-- start Rows --
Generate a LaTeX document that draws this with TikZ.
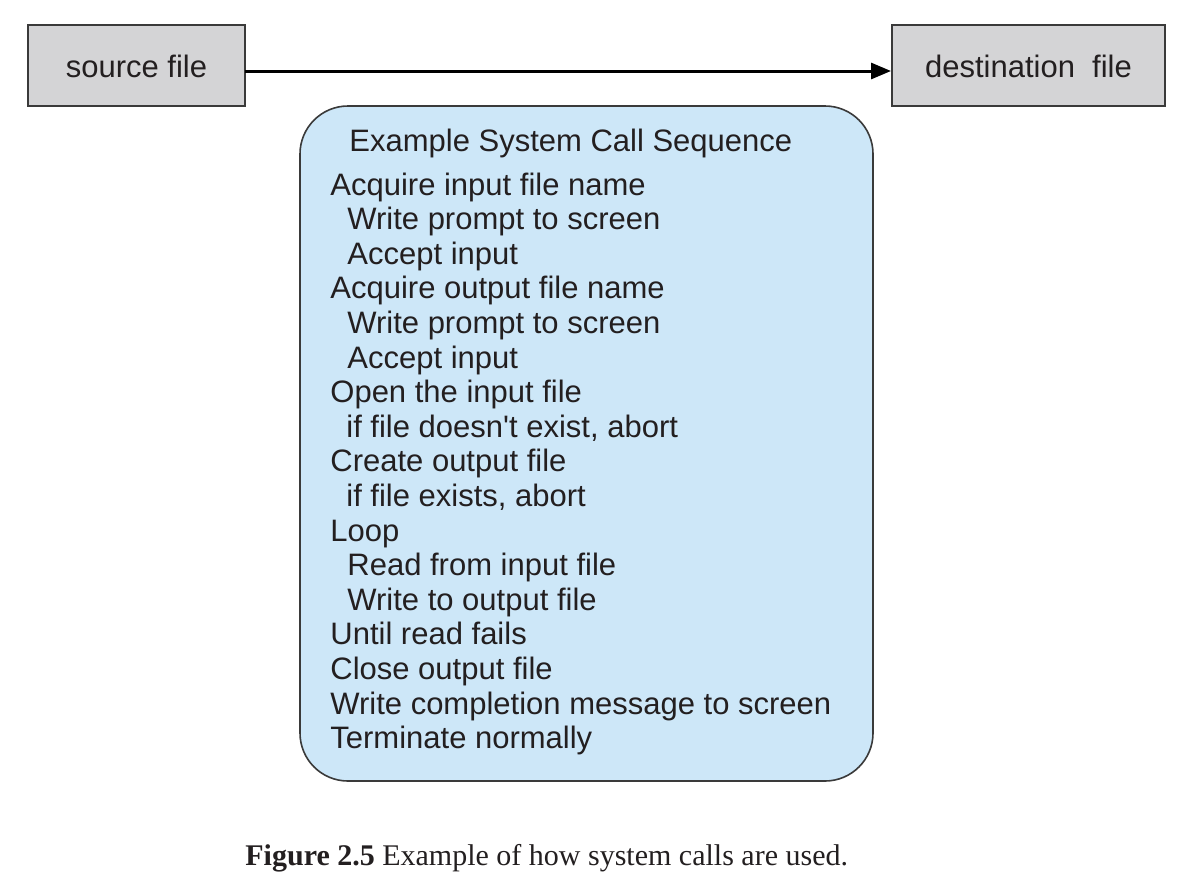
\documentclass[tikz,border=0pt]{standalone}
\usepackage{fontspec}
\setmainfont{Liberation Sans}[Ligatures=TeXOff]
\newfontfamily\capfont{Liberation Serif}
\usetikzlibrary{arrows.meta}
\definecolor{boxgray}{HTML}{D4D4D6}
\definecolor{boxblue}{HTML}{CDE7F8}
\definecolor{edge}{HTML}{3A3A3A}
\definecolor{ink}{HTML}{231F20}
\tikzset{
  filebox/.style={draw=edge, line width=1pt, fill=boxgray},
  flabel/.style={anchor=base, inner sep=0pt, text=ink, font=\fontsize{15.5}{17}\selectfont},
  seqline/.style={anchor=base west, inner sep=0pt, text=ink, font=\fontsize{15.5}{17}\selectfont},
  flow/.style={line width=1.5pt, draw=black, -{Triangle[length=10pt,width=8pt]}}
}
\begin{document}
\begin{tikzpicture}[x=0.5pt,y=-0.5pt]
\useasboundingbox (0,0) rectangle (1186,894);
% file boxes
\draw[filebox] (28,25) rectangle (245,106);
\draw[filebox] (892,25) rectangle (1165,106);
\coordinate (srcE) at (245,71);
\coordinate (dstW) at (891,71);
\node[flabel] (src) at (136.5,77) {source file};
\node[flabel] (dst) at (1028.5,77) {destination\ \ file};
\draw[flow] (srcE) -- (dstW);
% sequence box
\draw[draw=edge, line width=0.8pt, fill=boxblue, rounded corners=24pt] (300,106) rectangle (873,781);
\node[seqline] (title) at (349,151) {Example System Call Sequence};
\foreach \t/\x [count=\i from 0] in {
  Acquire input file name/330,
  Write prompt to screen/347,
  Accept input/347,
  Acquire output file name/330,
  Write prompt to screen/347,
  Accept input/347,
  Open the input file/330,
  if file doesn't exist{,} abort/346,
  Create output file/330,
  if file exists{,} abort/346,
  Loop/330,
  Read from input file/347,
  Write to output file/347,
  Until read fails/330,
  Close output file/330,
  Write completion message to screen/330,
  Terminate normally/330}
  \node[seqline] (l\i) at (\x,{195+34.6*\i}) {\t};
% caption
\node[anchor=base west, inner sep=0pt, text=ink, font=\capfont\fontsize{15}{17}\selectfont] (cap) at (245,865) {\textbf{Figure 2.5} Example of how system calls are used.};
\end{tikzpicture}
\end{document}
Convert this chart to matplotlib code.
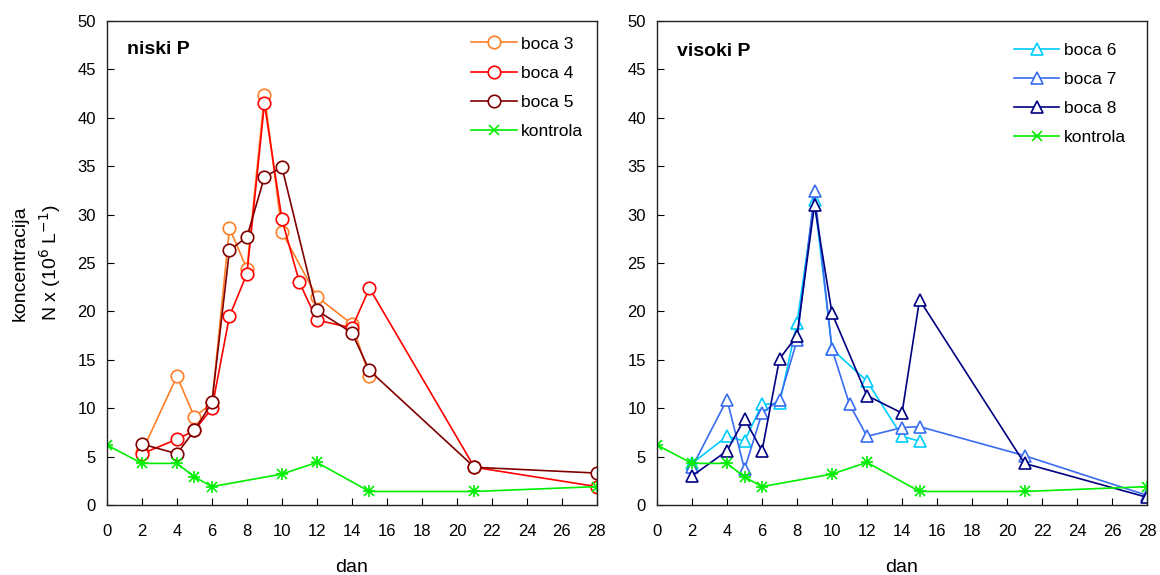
-- end Rows --
Given request:
Find every line that holds "this" and copy it.

Result of the task:
Generate a LaTeX document that draws this with TikZ.
Convert this chart to matplotlib code.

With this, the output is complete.